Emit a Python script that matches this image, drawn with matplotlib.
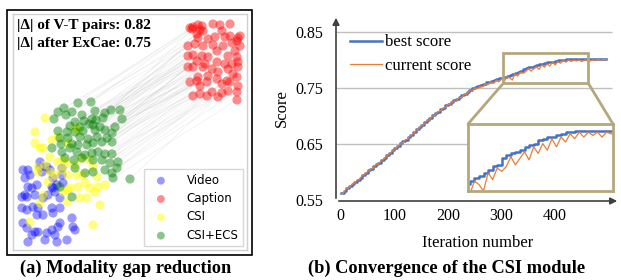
import matplotlib
matplotlib.use("Agg")
import matplotlib.pyplot as plt
from matplotlib.patches import Rectangle, ConnectionPatch

# ---- panel (a): embedding points ----
video = [(23, 170), (28, 170), (25, 178), (30, 175), (40, 162), (47, 167), (50, 170), (42, 172),
         (62, 168), (37, 185), (28, 187), (32, 188), (52, 187), (53, 188), (57, 185), (55, 192),
         (48, 195), (63, 183), (25, 195), (22, 197), (27, 197), (35, 195), (43, 198), (60, 198),
         (33, 207), (22, 208), (27, 210), (38, 208), (52, 208), (60, 208), (37, 215), (43, 215),
         (53, 213), (72, 218), (73, 227), (75, 230), (23, 223), (27, 228), (32, 235), (35, 232),
         (28, 242), (38, 232), (47, 233), (52, 230), (60, 223), (58, 227), (55, 235), (45, 240),
         (67, 240), (57, 242), (40, 167), (53, 178), (62, 175)]
caption = [(190, 28), (193, 27), (198, 25), (202, 26), (213, 24), (220, 25), (230, 24), (240, 36),
           (238, 38), (192, 29), (200, 30), (203, 31), (222, 31), (197, 34), (198, 38), (208, 39),
           (215, 37), (225, 37), (237, 41), (230, 36), (188, 46), (195, 44), (203, 46), (213, 45),
           (223, 46), (232, 43), (240, 46), (188, 56), (193, 55), (202, 56), (208, 57), (217, 51),
           (235, 51), (237, 57), (228, 56), (197, 61), (205, 64), (217, 62), (225, 64), (232, 64),
           (238, 62), (188, 67), (193, 67), (203, 67), (212, 69), (218, 72), (228, 69), (233, 74),
           (238, 67), (198, 77), (208, 76), (217, 79), (227, 81), (237, 77), (190, 82), (197, 81),
           (200, 86), (207, 82), (222, 84), (230, 82), (238, 86), (193, 96), (200, 94), (207, 96),
           (212, 92), (222, 93), (228, 91), (237, 92), (237, 100), (218, 97)]
csi = [(45, 118), (35, 132), (35, 143), (43, 148), (52, 140), (58, 137), (75, 128), (78, 130),
       (68, 143), (63, 160), (67, 163), (75, 165), (82, 158), (90, 160), (93, 167), (50, 157),
       (58, 162), (45, 165), (38, 172), (83, 175), (97, 177), (77, 175), (62, 170), (55, 175),
       (40, 148), (38, 167), (50, 172), (68, 175), (48, 182), (68, 190), (78, 187), (85, 183),
       (90, 188), (95, 192), (80, 198), (87, 198), (98, 187), (105, 185), (100, 205), (30, 222),
       (93, 225), (43, 195), (40, 203), (67, 202), (70, 188), (63, 192)]
csi_ecs = [(78, 103), (91, 102), (64, 108), (58, 112), (72, 112), (54, 119), (66, 115), (82, 115),
           (95, 111), (111, 110), (120, 110), (105, 113), (75, 122), (84, 121), (92, 119), (96, 120),
           (103, 118), (122, 119), (70, 126), (80, 127), (89, 124), (93, 125), (100, 127), (58, 131),
           (67, 132), (75, 132), (83, 131), (95, 130), (105, 130), (115, 127), (112, 133), (60, 138),
           (68, 138), (80, 137), (88, 139), (97, 137), (107, 138), (52, 148), (61, 144), (72, 144),
           (78, 145), (87, 145), (93, 143), (102, 142), (112, 142), (62, 152), (70, 148), (77, 152),
           (85, 155), (92, 153), (98, 152), (105, 154), (112, 154), (65, 158), (74, 160), (82, 158),
           (93, 160), (102, 160), (110, 163), (118, 162), (75, 168), (85, 173), (93, 172), (105, 170),
           (112, 173), (130, 179), (60, 187), (72, 197), (113, 178), (117, 168)]
gap_text = ["|\u0394| of V-T pairs: 0.82", "|\u0394| after ExCae: 0.75"]

# ---- panel (b): scores every 5 iterations ----
iterations = list(range(0, 500, 5))
best_score = [0.562, 0.566, 0.571, 0.575, 0.578, 0.583, 0.586, 0.590, 0.595, 0.599,
              0.603, 0.606, 0.610, 0.614, 0.617, 0.622, 0.626, 0.630, 0.634, 0.639,
              0.643, 0.647, 0.651, 0.655, 0.658, 0.662, 0.667, 0.671, 0.676, 0.680,
              0.684, 0.689, 0.692, 0.697, 0.701, 0.705, 0.708, 0.712, 0.715, 0.719,
              0.722, 0.725, 0.728, 0.731, 0.734, 0.737, 0.740, 0.743, 0.746, 0.750,
              0.752, 0.754, 0.755, 0.757, 0.760, 0.761, 0.763, 0.764, 0.766, 0.767,
              0.768, 0.770, 0.772, 0.773, 0.775, 0.777, 0.779, 0.780, 0.784, 0.786,
              0.787, 0.788, 0.789, 0.791, 0.792, 0.793, 0.795, 0.796, 0.797, 0.797,
              0.798, 0.799, 0.800, 0.800, 0.801, 0.801, 0.801, 0.801, 0.801, 0.801,
              0.801, 0.801, 0.801, 0.801, 0.801, 0.801, 0.801, 0.801, 0.801, 0.801]
current_score = [0.561, 0.563, 0.570, 0.572, 0.577, 0.580, 0.585, 0.587, 0.594, 0.596,
                 0.601, 0.604, 0.607, 0.613, 0.614, 0.620, 0.623, 0.628, 0.632, 0.636,
                 0.641, 0.644, 0.649, 0.652, 0.657, 0.659, 0.665, 0.668, 0.674, 0.677,
                 0.682, 0.685, 0.691, 0.693, 0.699, 0.701, 0.706, 0.709, 0.713, 0.715,
                 0.720, 0.721, 0.726, 0.727, 0.732, 0.733, 0.738, 0.739, 0.744, 0.745,
                 0.750, 0.749, 0.753, 0.752, 0.758, 0.756, 0.761, 0.758, 0.764, 0.761,
                 0.766, 0.762, 0.770, 0.768, 0.764, 0.775, 0.771, 0.778, 0.776, 0.779,
                 0.785, 0.780, 0.784, 0.788, 0.783, 0.791, 0.787, 0.793, 0.789, 0.796,
                 0.791, 0.797, 0.794, 0.799, 0.796, 0.800, 0.797, 0.800, 0.798, 0.800,
                 0.797, 0.800, 0.799, 0.798, 0.800, 0.799, 0.801, 0.799, 0.801, 0.800]
score_ticks = [0.55, 0.65, 0.75, 0.85]
iter_ticks = [0, 100, 200, 300, 400]

SERIF = "Liberation Serif"
W, H = 621, 280
fig = plt.figure(figsize=(W / 100, H / 100), dpi=100)


def px_axes(x0, y0, x1, y1):
    # axes from pixel box (top-left origin)
    return fig.add_axes([x0 / W, 1 - y1 / H, (x1 - x0) / W, (y1 - y0) / H])


# ---------------- panel (a) ----------------
axa = px_axes(13, 14, 247, 250)
axa.set_xlim(13, 247)
axa.set_ylim(250, 14)
axa.set_xticks([])
axa.set_yticks([])
for s in axa.spines.values():
    s.set_color("#d0d0d0")
    s.set_linewidth(1)

for (x0, y0), (x1, y1) in zip(csi_ecs, caption):
    axa.plot([x0, x1], [y0, y1], color="#999999", alpha=0.15, lw=0.5, zorder=1)

groups = [("Video", video, "blue", 0.4), ("Caption", caption, "red", 0.45),
          ("CSI", csi, "yellow", 0.5), ("CSI+ECS", csi_ecs, "green", 0.45)]
for name, pts, col, a in groups:
    xs = [p[0] for p in pts]
    ys = [p[1] for p in pts]
    axa.scatter(xs, ys, s=44, color=col, alpha=a, edgecolors="none", label=name, zorder=2)

axa.text(0.017, 0.953, gap_text[0], transform=axa.transAxes, va="center", ha="left",
         family=SERIF, fontweight="bold", fontsize=11)
axa.text(0.017, 0.873, gap_text[1], transform=axa.transAxes, va="center", ha="left",
         family=SERIF, fontweight="bold", fontsize=11)
axa.legend(loc="lower right", fontsize=8.5, borderaxespad=0.3, handletextpad=1.2,
           labelspacing=0.45, framealpha=1, edgecolor="#d8d8d8", fancybox=False,
           markerscale=0.85)

fig.add_artist(Rectangle((7 / W, 1 - 255 / H), 245 / W, 245 / H, transform=fig.transFigure,
                         fill=False, edgecolor="black", lw=1.2))
fig.text(126 / W, 1 - 268 / H, "(a) Modality gap reduction", ha="center", va="center",
         family=SERIF, fontweight="bold", fontsize=13.2)

# ---------------- panel (b) ----------------
axb = px_axes(336, 15, 620, 201)
axb.set_xlim(-9, 521)
axb.set_ylim(0.5485, 0.880)
for s in axb.spines.values():
    s.set_visible(False)
axb.hlines(score_ticks[1:], -9, 506, color="#c0c0c0", lw=1, zorder=1)
axb.plot(iterations, best_score, color="#4472c4", lw=1.8, drawstyle="steps-post", zorder=3,
         label="best score")
axb.plot(iterations, current_score, color="#ed7d31", lw=0.9, zorder=4, label="current score")
axb.set_xticks(iter_ticks)
axb.set_yticks(score_ticks)
axb.set_yticklabels([f"{v:.2f}" for v in score_ticks])
axb.tick_params(length=0, labelsize=11.5, pad=5)
axb.tick_params(axis="y", pad=9)
for lab in axb.get_xticklabels() + axb.get_yticklabels():
    lab.set_family(SERIF)
axb.set_xlabel("Iteration number", family=SERIF, fontsize=12, labelpad=8)
axb.set_ylabel("Score", family=SERIF, fontsize=12, labelpad=4)
axb.annotate("", xy=(0, 1), xytext=(0, 0), xycoords="axes fraction",
             arrowprops=dict(arrowstyle="-|>", color="#404040", lw=1.2, mutation_scale=10))
axb.annotate("", xy=(1, 0), xytext=(0, 0), xycoords="axes fraction",
             arrowprops=dict(arrowstyle="-|>", color="#404040", lw=1.2, mutation_scale=10))
axb.legend(loc="upper left", bbox_to_anchor=(0.02, 0.94), frameon=False, borderpad=0,
           handlelength=1.9, handletextpad=0.2, labelspacing=0.45,
           prop=dict(family=SERIF, size=12))

zoom_col = "#b5a77c"
x_lo, x_hi, y_lo, y_hi = 303, 462, 0.758, 0.812
axb.add_patch(Rectangle((x_lo, y_lo), x_hi - x_lo, y_hi - y_lo, fill=False,
                        edgecolor=zoom_col, lw=2, zorder=5))

axi = px_axes(468, 124, 613, 191)
axi.plot(iterations, best_score, color="#4472c4", lw=1.8, drawstyle="steps-post")
axi.plot(iterations, current_score, color="#ed7d31", lw=0.9)
axi.set_xlim(x_lo, x_hi)
axi.set_ylim(0.764, 0.805)
axi.set_xticks([])
axi.set_yticks([])
for s in axi.spines.values():
    s.set_color(zoom_col)
    s.set_linewidth(2)

for xa, xf in [(x_lo, 0), (x_hi, 1)]:
    con = ConnectionPatch(xyA=(xa, y_lo), coordsA=axb.transData, xyB=(xf, 1),
                          coordsB=axi.transAxes, color=zoom_col, lw=2)
    fig.add_artist(con)

fig.text(447 / W, 1 - 268 / H, "(b) Convergence of the CSI module", ha="center", va="center",
         family=SERIF, fontweight="bold", fontsize=13.2)

fig.savefig("out.png", dpi=100)
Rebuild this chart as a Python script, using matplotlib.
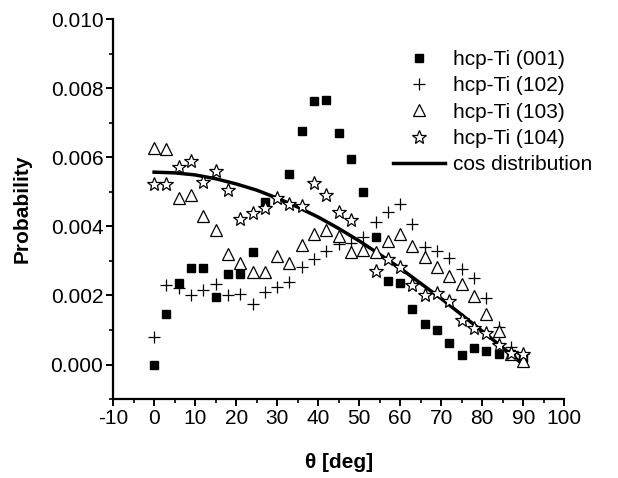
import numpy as np
import matplotlib
matplotlib.use("Agg")
import matplotlib.pyplot as plt
from matplotlib.ticker import MultipleLocator, FormatStrFormatter

plt.rcParams['font.family'] = ['Liberation Sans', 'DejaVu Sans']
plt.rcParams['axes.unicode_minus'] = False

# angle grid of the measured points
theta = np.arange(0, 91, 3)
nan = np.nan

# hcp-Ti (001)
p001 = [0.0000, 0.00146, 0.00236, 0.00281, 0.00281, 0.00195, 0.00262, 0.00262,
        0.00326, 0.00472, nan, 0.00551, 0.00676, 0.00762, 0.00766, 0.00671,
        0.00595, 0.00501, 0.00369, 0.00241, 0.00235, 0.00162, 0.00118, 0.00100,
        0.00062, 0.00028, 0.00048, 0.00038, 0.00030, 0.00030, 0.00020]
# hcp-Ti (102)
p102 = [0.00080, 0.00231, 0.00222, 0.00202, 0.00217, 0.00234, 0.00200, 0.00203,
        0.00176, 0.00210, 0.00226, 0.00239, 0.00283, 0.00306, 0.00330, 0.00350,
        0.00352, 0.00368, 0.00414, 0.00441, 0.00465, 0.00408, 0.00340, 0.00330,
        0.00308, 0.00277, 0.00252, 0.00194, 0.00110, 0.00050, 0.00030]
# hcp-Ti (103)
p103 = [0.00626, 0.00623, 0.00482, 0.00491, 0.00429, 0.00390, 0.00321, 0.00294,
        0.00267, 0.00267, 0.00313, 0.00294, 0.00347, 0.00379, 0.00390, 0.00371,
        0.00327, 0.00332, 0.00327, 0.00358, 0.00379, 0.00343, 0.00310, 0.00282,
        0.00257, 0.00234, 0.00199, 0.00145, 0.00096, 0.00030, 0.00010]
# hcp-Ti (104)
p104 = [0.00523, 0.00523, 0.00571, 0.00590, 0.00528, 0.00559, 0.00504, 0.00421,
        0.00438, 0.00453, 0.00483, 0.00465, 0.00460, 0.00525, 0.00492, 0.00443,
        0.00419, nan, 0.00270, 0.00306, 0.00282, 0.00231, 0.00202, 0.00207,
        0.00183, 0.00128, 0.00106, 0.00090, 0.00056, 0.00034, 0.00030]

# cos distribution curve, read every 5 deg
cos_theta = np.arange(0, 91, 5)
cos_prob = [0.00557, 0.00555, 0.00549, 0.00538, 0.00523, 0.00505, 0.00482,
            0.00456, 0.00427, 0.00394, 0.00358, 0.00319, 0.00279, 0.00235,
            0.00191, 0.00144, 0.00097, 0.00049, 0.00000]

fs = 15

fig = plt.figure(figsize=(6.18, 4.78), dpi=100)
ax = fig.add_axes([0.183, 0.165, 0.730, 0.795])

ax.plot(cos_theta, cos_prob, color='black', lw=2.5, zorder=2, label='cos distribution')
ax.plot(theta, p001, ls='none', marker='s', ms=5.5, mfc='black', mec='black', zorder=3, label='hcp-Ti (001)')
ax.plot(theta, p102, ls='none', marker='+', ms=8, mew=0.9, color='black', zorder=3, label='hcp-Ti (102)')
ax.plot(theta, p103, ls='none', marker='^', ms=9, mfc='white', mec='black', mew=0.9, zorder=4, label='hcp-Ti (103)')
ax.plot(theta, p104, ls='none', marker='*', ms=10, mfc='white', mec='black', mew=0.9, zorder=5, label='hcp-Ti (104)')

ax.set_xlim(-10, 100)
ax.set_ylim(-0.001, 0.010)
ax.xaxis.set_major_locator(MultipleLocator(10))
ax.xaxis.set_minor_locator(MultipleLocator(5))
ax.yaxis.set_major_locator(MultipleLocator(0.002))
ax.yaxis.set_minor_locator(MultipleLocator(0.001))
ax.yaxis.set_major_formatter(FormatStrFormatter('%.3f'))

for s in ['top', 'right']:
    ax.spines[s].set_visible(False)
for s in ['left', 'bottom']:
    ax.spines[s].set_linewidth(1.6)
ax.tick_params(which='major', direction='out', length=5, width=1.4, labelsize=fs, pad=2)
ax.tick_params(which='minor', direction='out', length=3, width=1.2)

ax.set_xlabel('θ [deg]', fontsize=fs, fontweight='bold', labelpad=18)
ax.set_ylabel('Probability', fontsize=fs, fontweight='bold', labelpad=14)

handles, labels = ax.get_legend_handles_labels()
order = [1, 2, 3, 4, 0]
fig.legend([handles[i] for i in order], [labels[i] for i in order],
           loc='upper left', bbox_to_anchor=(393 / 618, 1 - 50 / 478),
           frameon=False, fontsize=fs, borderpad=0, borderaxespad=0,
           handlelength=2.5, handletextpad=0.4, labelspacing=0.35, numpoints=1)

fig.savefig('out.png', dpi=100)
****
## [THE EXERCISE]
Exactly the lines starting at the line containing "Rebuild this chart" and ending at the line containing "nan = np.nan" should be transcribed, both included; omit the pictures.

## [FULL RESPONSE]
Rebuild this chart as a Python script, using matplotlib.
import numpy as np
import matplotlib
matplotlib.use("Agg")
import matplotlib.pyplot as plt
from matplotlib.ticker import MultipleLocator, FormatStrFormatter

plt.rcParams['font.family'] = ['Liberation Sans', 'DejaVu Sans']
plt.rcParams['axes.unicode_minus'] = False

# angle grid of the measured points
theta = np.arange(0, 91, 3)
nan = np.nan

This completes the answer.